LAST WEEK IN HONG KONG – A WITHDRAWN BILL, A DISGRACED PROFESSOR AND A RECESSION

Written by Terence Tan

Extradition bill withdrawn 

21 weeks into the protest, one of the protestors’ five demands has been met. In a second reading of Hong Kong’s controversial Extradition Bill in the Legislative Council, the Hong Kong government officially withdrew the controversial Extradition Bill. This came a month after Hong Kong’s Chief Executive Carrie Lam announced plans to formally withdraw the Bill. Coincidentally, the Bill was read on the same day Chan Tong-kai, the murder suspect whose inability to be extradited to Taiwan triggered the proposal of the Bill, was released.

 

CityU students lash back at Singaporean Professor

Meanwhile at City University of Hong Kong (CityU), Singaporean Assistant Professor Tan Yong Chin’s office was vandalised and spray-painted with pro-democracy slogans, such as “white terror” and “Hongkongers rebel”. He circulated an email to warn his marketing students to avoid making any political announcements or statements in their presentations, or they’ll risk getting zero marks. This came after Singapore PM Lee Hsien Loong’s comments about the “one country, two systems” policy that China and Hong Kong should consider in their bilateral relations.

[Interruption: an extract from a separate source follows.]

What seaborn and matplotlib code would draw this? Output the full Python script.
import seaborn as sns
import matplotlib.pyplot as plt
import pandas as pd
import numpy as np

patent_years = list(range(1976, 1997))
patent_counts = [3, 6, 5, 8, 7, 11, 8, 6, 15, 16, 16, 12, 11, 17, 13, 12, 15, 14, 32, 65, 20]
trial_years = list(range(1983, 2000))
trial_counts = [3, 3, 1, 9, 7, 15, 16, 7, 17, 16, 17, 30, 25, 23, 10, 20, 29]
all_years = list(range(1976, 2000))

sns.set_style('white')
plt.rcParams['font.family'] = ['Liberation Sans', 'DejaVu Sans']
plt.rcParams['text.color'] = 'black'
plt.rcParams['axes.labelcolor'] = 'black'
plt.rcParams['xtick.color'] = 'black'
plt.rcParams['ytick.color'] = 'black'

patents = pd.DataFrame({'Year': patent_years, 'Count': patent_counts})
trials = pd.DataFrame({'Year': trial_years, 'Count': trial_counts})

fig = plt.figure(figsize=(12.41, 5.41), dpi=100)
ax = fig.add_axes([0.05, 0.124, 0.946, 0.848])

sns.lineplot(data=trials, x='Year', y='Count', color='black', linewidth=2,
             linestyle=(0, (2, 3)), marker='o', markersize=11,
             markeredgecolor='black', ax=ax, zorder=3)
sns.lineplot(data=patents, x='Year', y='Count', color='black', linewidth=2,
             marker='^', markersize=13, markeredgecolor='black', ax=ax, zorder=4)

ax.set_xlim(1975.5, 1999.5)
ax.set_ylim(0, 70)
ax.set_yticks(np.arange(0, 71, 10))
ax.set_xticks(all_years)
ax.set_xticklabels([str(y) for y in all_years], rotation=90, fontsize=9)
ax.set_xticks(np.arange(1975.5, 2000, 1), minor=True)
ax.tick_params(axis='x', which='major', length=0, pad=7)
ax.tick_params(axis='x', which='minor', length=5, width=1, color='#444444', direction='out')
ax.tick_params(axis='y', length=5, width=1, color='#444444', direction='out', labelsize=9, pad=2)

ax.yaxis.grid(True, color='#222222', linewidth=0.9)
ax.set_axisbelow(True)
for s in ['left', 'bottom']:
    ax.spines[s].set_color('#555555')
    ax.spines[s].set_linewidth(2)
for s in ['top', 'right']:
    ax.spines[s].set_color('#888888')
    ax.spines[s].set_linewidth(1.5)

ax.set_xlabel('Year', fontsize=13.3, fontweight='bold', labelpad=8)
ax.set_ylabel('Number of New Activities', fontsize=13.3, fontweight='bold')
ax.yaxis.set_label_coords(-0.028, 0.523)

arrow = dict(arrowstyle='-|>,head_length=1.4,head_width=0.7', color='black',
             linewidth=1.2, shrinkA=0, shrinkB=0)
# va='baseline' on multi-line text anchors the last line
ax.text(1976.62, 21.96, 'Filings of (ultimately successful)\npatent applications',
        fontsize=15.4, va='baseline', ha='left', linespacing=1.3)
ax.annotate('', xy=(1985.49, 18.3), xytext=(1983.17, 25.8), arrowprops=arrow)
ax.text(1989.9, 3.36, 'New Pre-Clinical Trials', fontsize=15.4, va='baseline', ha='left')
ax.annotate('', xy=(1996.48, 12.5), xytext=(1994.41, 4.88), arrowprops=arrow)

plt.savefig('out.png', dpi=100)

CityU’s student union has expressed disapproval towards Tan’s email reiterating that CityU’s assessment regulations and principles will be strictly observed, and that Tan must remove his “zero marks” policy. The university has since issued a statement saying that it was not aware of Tan’s email and will look into the matter.

 

Cost of the protests

The protest is unlikely to end any time soon. Its most direct result is unsurprisingly an economic one: a technical recession. From a 50% fall in tourists’ receipts to the shut down of prime shopping malls and family-run businesses for months, experts have agreed that it would be extremely difficult for Hong Kong to reach full-year economic growth of 0 to 1%. Experts believe that it is very likely that Hong Kong’s full-year economic growth will be negative. While it is confirmed that the recession has occurred, the advance estimates for the third quarter will be announced by the government on Thursday.